O sistema deverá funcionar com créditos que são obtidos por meio de projetos que reduzem ou eliminam a emissão de gases causadores do efeito estufa. Por regra, um crédito de carbono é conquistado por cada tonelada que deixou de ser emitida para a atmosfera.
Esses créditos podem ser negociados entre as empresas que também receberão incentivos pela adoção das boas práticas.
Com a regulação, o objetivo é que os estímulos gerados fomentem o controle da emissão de carbono realizada pelas instituições privadas, auxiliando na conquista das metas estabelecidas pelo Brasil.
No entanto, o País ainda não possui uma legislação específica que limite ou regule a emissão de poluentes. Apesar disso, diversos projetos de lei que tratam do mercado de carbono têm avançado no Congresso Nacional.
Mercado de carbono
Uma das propostas mais recentes traz os parâmetros de funcionamento do Sistema Brasileiro de Comércio de Emissões de Gases de Efeito Estufa (SBCE).
Apresentado neste ano, o projeto prevê a criação de metas para a adequação do País ao sistema que deverá ser implementado em cinco fases com durações variadas.
Entre os modelos de regulamentação disponíveis, dois são apresentados como alternativa para o Brasil. Batizado de carbon tax, o primeiro realiza a taxação da emissão de carbono e efetua cobranças pelos gases lançados na atmosfera.
Já o outro modelo, denominado de cap and trade, prevê a existência de um teto para as emissões que é definido de acordo com cada instituição.
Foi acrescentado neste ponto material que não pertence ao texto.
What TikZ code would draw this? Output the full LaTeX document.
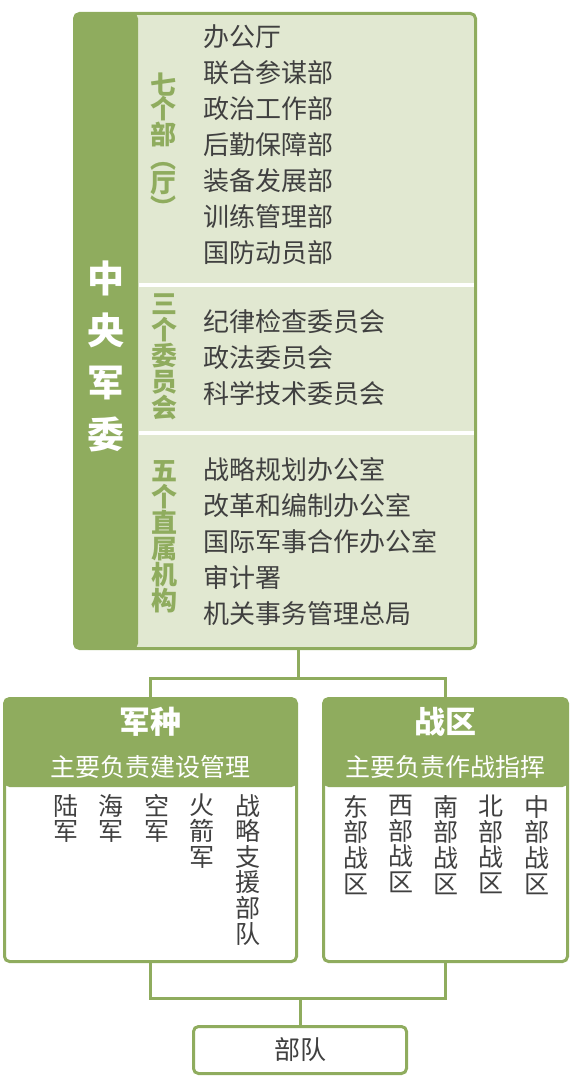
\documentclass[tikz,border=0pt]{standalone}
\usepackage{fontspec}
\setmainfont{Noto Sans CJK SC}
\definecolor{cmcgreen}{HTML}{8FAC5E}
\definecolor{cmcpale}{HTML}{E1E8D1}
\definecolor{itemgray}{HTML}{404040}
\tikzset{
  link/.style={draw=cmcgreen, line width=3pt},
  unitbox/.style={draw=cmcgreen, line width=3pt, rounded corners=5pt, inner sep=0pt},
  itemlist/.style={anchor=west, align=left, inner sep=0pt, text=itemgray, font=\fontsize{26}{36}\selectfont},
  grouplabel/.style={align=center, inner sep=0pt, text=cmcgreen, font=\bfseries\fontsize{26}{26}\selectfont},
  vlist/.style={anchor=north, align=center, inner sep=0pt, text=itemgray, font=\fontsize{25}{25.6}\selectfont},
  headtitle/.style={inner sep=0pt, text=white, font=\bfseries\fontsize{31}{31}\selectfont},
  headnote/.style={inner sep=0pt, text=white, font=\fontsize{25}{25}\selectfont}
}

\begin{document}
\begin{tikzpicture}[x=1pt,y=-1pt]
\useasboundingbox (0,0) rectangle (577,1083);
\node[unitbox, fill=cmcpale, minimum width=401pt, minimum height=635pt,
  path picture={\fill[cmcgreen] (path picture bounding box.north west) rectangle ([xshift=63.5pt]path picture bounding box.south west);}] (cmc) at (275,331) {};
\draw[white, line width=4pt] (139,285) -- (474,285);
\draw[white, line width=4pt] (139,433) -- (474,433);
\node[inner sep=0pt, align=center, text=white, font=\bfseries\fontsize{37}{52}\selectfont] (cmcname) at (106,356) {中\\央\\军\\委};
\node[grouplabel, font=\bfseries\fontsize{26}{24}\selectfont] (deptlabel) at (163,145) {七\\个\\部\\︵\\厅\\︶};
\node[grouplabel] (commlabel) at (164,357) {三\\个\\委\\员\\会};
\node[grouplabel] (officelabel) at (164,537) {五\\个\\直\\属\\机\\构};
\node[itemlist] (depts) at (203,145) {办公厅\\联合参谋部\\政治工作部\\后勤保障部\\装备发展部\\训练管理部\\国防动员部};
\node[itemlist] (comms) at (203,358) {纪律检查委员会\\政法委员会\\科学技术委员会};
\node[itemlist] (offices) at (203,542) {战略规划办公室\\改革和编制办公室\\国际军事合作办公室\\审计署\\机关事务管理总局};

\node[unitbox, fill=white, minimum width=292pt, minimum height=263pt,
  path picture={\fill[cmcgreen] (path picture bounding box.north west) rectangle ([yshift=-88.5pt]path picture bounding box.north east);}] (branch) at (150.5,830) {};
\node[headtitle] (branchtitle) at (150.5,722) {军种};
\node[headnote] (branchnote) at (150.5,767) {主要负责建设管理};
\node[vlist] (army) at (66,794) {陆\\军};
\node[vlist] (navy) at (111,794) {海\\军};
\node[vlist] (airforce) at (157,794) {空\\军};
\node[vlist] (rocket) at (202,794) {火\\箭\\军};
\node[vlist] (support) at (248,794) {战\\略\\支\\援\\部\\队};

\node[unitbox, fill=white, minimum width=244pt, minimum height=263pt,
  path picture={\fill[cmcgreen] (path picture bounding box.north west) rectangle ([yshift=-88.5pt]path picture bounding box.north east);}] (zone) at (445.5,830) {};
\node[headtitle] (zonetitle) at (445.5,722) {战区};
\node[headnote] (zonenote) at (445.5,767) {主要负责作战指挥};
\node[vlist] (eastzone) at (356,795) {东\\部\\战\\区};
\node[vlist] (westzone) at (401,795) {西\\部\\战\\区};
\node[vlist] (southzone) at (446,795) {南\\部\\战\\区};
\node[vlist] (northzone) at (491,795) {北\\部\\战\\区};
\node[vlist] (centralzone) at (537,795) {中\\部\\战\\区};

\node[unitbox, fill=white, minimum width=213pt, minimum height=47pt, text=itemgray, font=\fontsize{26}{26}\selectfont] (troops) at (300,1050) {部队};

\coordinate (upsplit) at (298,678);
\coordinate (downsplit) at (300,998);
\draw[link] (cmc.south -| upsplit) -- (upsplit);
\draw[link] (branch.north) |- (upsplit) -| (zone.north);
\draw[link] (branch.south) |- (downsplit) -| (zone.south);
\draw[link] (downsplit) -- (troops.north);
\end{tikzpicture}
\end{document}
Para as empresas que ultrapassarem o limite definido é apresentada a opção de realizar a compra de créditos de outras empresas que não atingiram o teto.
Em junho, uma audiência pública, realizada pela Subcomissão do Mercado de Ativos Ambientais, reuniu especialistas para debater a regulamentação do mercado de crédito de carbono no Brasil.
Durante a audiência, a coordenadora-geral de Finanças Verdes do Ministério do Desenvolvimento, Indústria, Comércio e Serviços (MDIC), Beatriz Soares, em entrevista para a Agência Senado, avaliou que os ativos ambientais previstos do sistema brasileiro — as cotas e os créditos — deverão contribuir para a proteção climática, além de auxiliar na redução do volume de emissões realizadas no Brasil.
Além disso, o projeto de lei também cria a figura dos operadores que podem decidir medidas de mitigação. Para tal, será necessário definir o ano base a partir do qual vão ser coletadas as informações de emissão.
O debate contou ainda com a participação da advogada Caroline Prolo, cofundadora e presidente do Conselho da Laclima (Latin American Climate Lawyers Initiative for Mobilizing Action), uma rede de advogados de mudanças climáticas na América Latina.
Em conversa com a Agência Senado, Caroline afirmou que o mercado de carbono deverá ter um papel essencial na descarbonização e manutenção da biodiversidade brasileira.
“A história de como o Brasil vai passar a precificar os ativos começa com o projeto de lei que vai ser capaz de colocar um valor para o carbono no Brasil servindo como um tubo de ensaio”, comentou Caroline.
Segundo a advogada, o sistema proposto terá a vantagem de oferecer a possibilidade de que os ativos do mercado voluntário migrem para o regulamentado. Dessa forma, os ativos ambientais passarão a ter um maior valor.
A advogada destaca ainda a necessidade de um preparo no país para lidar com a crise climática que pode trazer consequências avassaladoras.
“Isso exige ações de redução dos gases de efeito estufa assim como de adaptação à mudança do clima”, concluiu.
Foto: Geraldo Magela /Agência Senado
Experiências
Atualmente, uma experiência relacionada ao mercado de carbono já está em vigor no Brasil. A iniciativa foi adotada pelo estado do Tocantins que estabeleceu, ainda no ano de 2008, uma política estadual das mudanças climáticas.
No último ano, de acordo com o diretor-presidente da Tocantins Parcerias, Aleandro Lacerda, o estado também aprovou a Lei do Fundo Clima e a Política Estadual de pagamento por serviços ambientais.
Segundo Aleandro Lacerda, sempre houve dificuldades na busca por recursos para uma política que tem um produto invisível, mas que tem como ser certificado.
“Quanto mais o Brasil demora em regulamentar o carbono, mais barato ele vai ficando”, afirmou em entrevista para a Agência Senado.
Para garantir uma regulamentação, o estado do Tocantins destina os recursos obtidos com a venda de carbono para um fundo estadual que tem uma governança participativa das comunidades e do estado.
“Queremos trabalhar com carbono, com as comunidades, mas com nível de qualidade técnica e jurídica”, finalizou Aleandro.